§ TO BE DONE:
Extract word for word the lines of the listing from its start to the line holding "(0,0) rectangle (1254,1025);", both ends kept; pictures are not part of the copy.

§ STORED DATA:
BEGIN
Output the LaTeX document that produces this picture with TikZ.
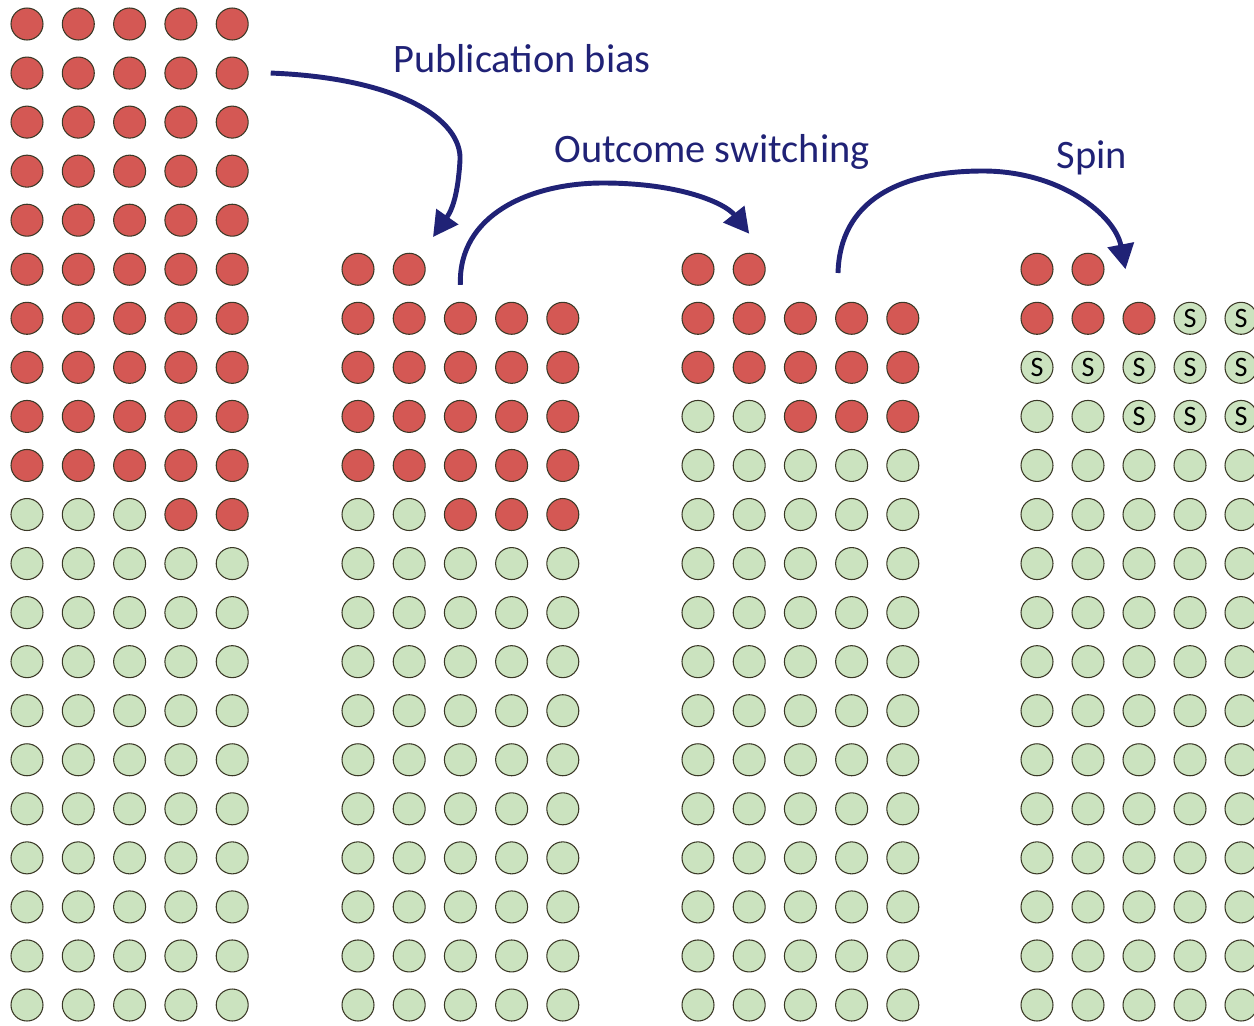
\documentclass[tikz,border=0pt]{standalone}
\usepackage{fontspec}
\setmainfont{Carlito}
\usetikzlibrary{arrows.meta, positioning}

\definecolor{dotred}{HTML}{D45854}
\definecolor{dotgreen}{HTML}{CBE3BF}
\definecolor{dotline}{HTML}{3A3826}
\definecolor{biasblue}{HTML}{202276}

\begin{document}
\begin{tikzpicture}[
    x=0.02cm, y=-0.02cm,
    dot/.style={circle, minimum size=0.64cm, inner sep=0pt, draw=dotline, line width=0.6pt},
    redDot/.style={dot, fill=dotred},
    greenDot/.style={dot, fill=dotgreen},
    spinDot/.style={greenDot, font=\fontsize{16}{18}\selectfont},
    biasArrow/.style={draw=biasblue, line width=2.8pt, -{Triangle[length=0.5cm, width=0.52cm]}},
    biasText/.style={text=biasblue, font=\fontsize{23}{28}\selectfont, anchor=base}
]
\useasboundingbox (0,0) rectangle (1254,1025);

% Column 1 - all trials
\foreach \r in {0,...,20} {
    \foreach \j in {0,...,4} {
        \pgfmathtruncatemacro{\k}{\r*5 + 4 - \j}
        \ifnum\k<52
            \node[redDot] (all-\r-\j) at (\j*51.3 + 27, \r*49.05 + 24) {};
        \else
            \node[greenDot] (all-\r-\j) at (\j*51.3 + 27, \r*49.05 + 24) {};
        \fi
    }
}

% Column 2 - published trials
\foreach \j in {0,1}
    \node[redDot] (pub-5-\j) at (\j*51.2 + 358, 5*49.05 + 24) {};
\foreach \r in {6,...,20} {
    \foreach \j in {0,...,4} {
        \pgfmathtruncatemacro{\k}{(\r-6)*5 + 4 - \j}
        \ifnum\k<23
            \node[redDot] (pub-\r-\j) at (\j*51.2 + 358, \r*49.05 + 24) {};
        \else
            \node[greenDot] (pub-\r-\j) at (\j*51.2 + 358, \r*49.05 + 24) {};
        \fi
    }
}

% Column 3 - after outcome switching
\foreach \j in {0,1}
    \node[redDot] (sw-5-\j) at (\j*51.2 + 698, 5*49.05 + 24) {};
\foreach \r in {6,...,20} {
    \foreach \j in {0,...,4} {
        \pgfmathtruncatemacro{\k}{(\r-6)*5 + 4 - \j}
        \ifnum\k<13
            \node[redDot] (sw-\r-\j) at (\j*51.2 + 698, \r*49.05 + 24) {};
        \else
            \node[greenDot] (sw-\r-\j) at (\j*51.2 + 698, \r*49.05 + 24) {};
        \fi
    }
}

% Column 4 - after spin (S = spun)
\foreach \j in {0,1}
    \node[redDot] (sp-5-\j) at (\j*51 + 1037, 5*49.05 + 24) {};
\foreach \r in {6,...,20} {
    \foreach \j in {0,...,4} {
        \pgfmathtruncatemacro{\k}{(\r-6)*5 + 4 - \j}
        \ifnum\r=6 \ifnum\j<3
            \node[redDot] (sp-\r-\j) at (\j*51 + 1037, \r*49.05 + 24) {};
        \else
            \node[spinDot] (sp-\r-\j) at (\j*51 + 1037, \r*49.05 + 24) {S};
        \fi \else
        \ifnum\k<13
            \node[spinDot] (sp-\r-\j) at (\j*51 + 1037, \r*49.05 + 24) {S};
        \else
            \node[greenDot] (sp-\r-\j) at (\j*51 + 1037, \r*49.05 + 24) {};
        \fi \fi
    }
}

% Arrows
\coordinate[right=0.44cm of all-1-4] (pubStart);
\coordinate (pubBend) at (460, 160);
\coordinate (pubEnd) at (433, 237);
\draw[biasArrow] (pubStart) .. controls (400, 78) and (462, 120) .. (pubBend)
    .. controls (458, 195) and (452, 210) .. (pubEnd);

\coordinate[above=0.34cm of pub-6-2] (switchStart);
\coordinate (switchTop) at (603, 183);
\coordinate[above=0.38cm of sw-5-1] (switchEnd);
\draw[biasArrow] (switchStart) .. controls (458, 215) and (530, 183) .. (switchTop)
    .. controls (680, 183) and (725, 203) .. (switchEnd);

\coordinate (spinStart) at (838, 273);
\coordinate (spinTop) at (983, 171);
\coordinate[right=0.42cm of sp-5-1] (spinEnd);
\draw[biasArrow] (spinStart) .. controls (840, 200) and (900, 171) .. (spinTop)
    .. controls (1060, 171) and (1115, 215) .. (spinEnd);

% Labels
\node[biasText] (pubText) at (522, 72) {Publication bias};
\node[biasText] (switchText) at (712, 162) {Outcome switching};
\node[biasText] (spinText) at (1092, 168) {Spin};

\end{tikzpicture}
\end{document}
END
§ OUTPUT OF THE EXERCISE:
Output the LaTeX document that produces this picture with TikZ.
\documentclass[tikz,border=0pt]{standalone}
\usepackage{fontspec}
\setmainfont{Carlito}
\usetikzlibrary{arrows.meta, positioning}

\definecolor{dotred}{HTML}{D45854}
\definecolor{dotgreen}{HTML}{CBE3BF}
\definecolor{dotline}{HTML}{3A3826}
\definecolor{biasblue}{HTML}{202276}

\begin{document}
\begin{tikzpicture}[
    x=0.02cm, y=-0.02cm,
    dot/.style={circle, minimum size=0.64cm, inner sep=0pt, draw=dotline, line width=0.6pt},
    redDot/.style={dot, fill=dotred},
    greenDot/.style={dot, fill=dotgreen},
    spinDot/.style={greenDot, font=\fontsize{16}{18}\selectfont},
    biasArrow/.style={draw=biasblue, line width=2.8pt, -{Triangle[length=0.5cm, width=0.52cm]}},
    biasText/.style={text=biasblue, font=\fontsize{23}{28}\selectfont, anchor=base}
]
\useasboundingbox (0,0) rectangle (1254,1025);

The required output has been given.